## Provided data

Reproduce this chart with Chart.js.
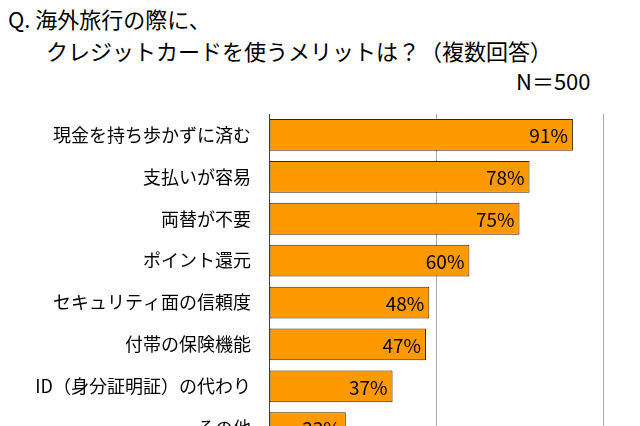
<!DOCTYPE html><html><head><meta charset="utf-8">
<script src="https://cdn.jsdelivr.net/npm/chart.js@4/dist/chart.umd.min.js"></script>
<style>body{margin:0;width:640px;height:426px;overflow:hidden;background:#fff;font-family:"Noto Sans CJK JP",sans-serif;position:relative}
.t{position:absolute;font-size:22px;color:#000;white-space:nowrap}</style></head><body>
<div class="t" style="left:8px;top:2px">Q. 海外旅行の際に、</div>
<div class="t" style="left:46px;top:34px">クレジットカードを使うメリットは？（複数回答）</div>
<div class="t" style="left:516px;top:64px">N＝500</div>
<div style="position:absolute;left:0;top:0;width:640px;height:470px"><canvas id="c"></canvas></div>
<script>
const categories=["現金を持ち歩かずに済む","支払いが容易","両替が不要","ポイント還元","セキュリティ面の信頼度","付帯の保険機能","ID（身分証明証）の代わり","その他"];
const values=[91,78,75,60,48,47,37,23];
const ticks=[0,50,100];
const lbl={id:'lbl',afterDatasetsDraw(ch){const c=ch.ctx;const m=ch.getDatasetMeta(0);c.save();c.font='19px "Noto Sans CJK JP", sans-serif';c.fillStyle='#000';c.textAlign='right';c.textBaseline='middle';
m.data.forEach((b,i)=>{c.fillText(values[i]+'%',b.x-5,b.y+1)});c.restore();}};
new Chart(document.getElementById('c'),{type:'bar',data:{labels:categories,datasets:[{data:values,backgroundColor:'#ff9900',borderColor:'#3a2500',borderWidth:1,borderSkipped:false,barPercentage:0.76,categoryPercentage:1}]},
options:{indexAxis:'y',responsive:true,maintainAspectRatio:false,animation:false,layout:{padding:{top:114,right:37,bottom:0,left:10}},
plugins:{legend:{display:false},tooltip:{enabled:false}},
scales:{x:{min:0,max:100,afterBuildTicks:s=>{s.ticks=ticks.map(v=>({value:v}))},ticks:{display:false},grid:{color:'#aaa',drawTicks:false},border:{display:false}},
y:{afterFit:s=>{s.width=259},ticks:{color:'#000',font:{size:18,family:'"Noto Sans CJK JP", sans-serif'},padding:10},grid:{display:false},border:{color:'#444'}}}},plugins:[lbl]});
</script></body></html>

## Task statement
Leaving the pictures aside, transcribe the entire listing exactly.

## Problem solution
Reproduce this chart with Chart.js.
<!DOCTYPE html><html><head><meta charset="utf-8">
<script src="https://cdn.jsdelivr.net/npm/chart.js@4/dist/chart.umd.min.js"></script>
<style>body{margin:0;width:640px;height:426px;overflow:hidden;background:#fff;font-family:"Noto Sans CJK JP",sans-serif;position:relative}
.t{position:absolute;font-size:22px;color:#000;white-space:nowrap}</style></head><body>
<div class="t" style="left:8px;top:2px">Q. 海外旅行の際に、</div>
<div class="t" style="left:46px;top:34px">クレジットカードを使うメリットは？（複数回答）</div>
<div class="t" style="left:516px;top:64px">N＝500</div>
<div style="position:absolute;left:0;top:0;width:640px;height:470px"><canvas id="c"></canvas></div>
<script>
const categories=["現金を持ち歩かずに済む","支払いが容易","両替が不要","ポイント還元","セキュリティ面の信頼度","付帯の保険機能","ID（身分証明証）の代わり","その他"];
const values=[91,78,75,60,48,47,37,23];
const ticks=[0,50,100];
const lbl={id:'lbl',afterDatasetsDraw(ch){const c=ch.ctx;const m=ch.getDatasetMeta(0);c.save();c.font='19px "Noto Sans CJK JP", sans-serif';c.fillStyle='#000';c.textAlign='right';c.textBaseline='middle';
m.data.forEach((b,i)=>{c.fillText(values[i]+'%',b.x-5,b.y+1)});c.restore();}};
new Chart(document.getElementById('c'),{type:'bar',data:{labels:categories,datasets:[{data:values,backgroundColor:'#ff9900',borderColor:'#3a2500',borderWidth:1,borderSkipped:false,barPercentage:0.76,categoryPercentage:1}]},
options:{indexAxis:'y',responsive:true,maintainAspectRatio:false,animation:false,layout:{padding:{top:114,right:37,bottom:0,left:10}},
plugins:{legend:{display:false},tooltip:{enabled:false}},
scales:{x:{min:0,max:100,afterBuildTicks:s=>{s.ticks=ticks.map(v=>({value:v}))},ticks:{display:false},grid:{color:'#aaa',drawTicks:false},border:{display:false}},
y:{afterFit:s=>{s.width=259},ticks:{color:'#000',font:{size:18,family:'"Noto Sans CJK JP", sans-serif'},padding:10},grid:{display:false},border:{color:'#444'}}}},plugins:[lbl]});
</script></body></html>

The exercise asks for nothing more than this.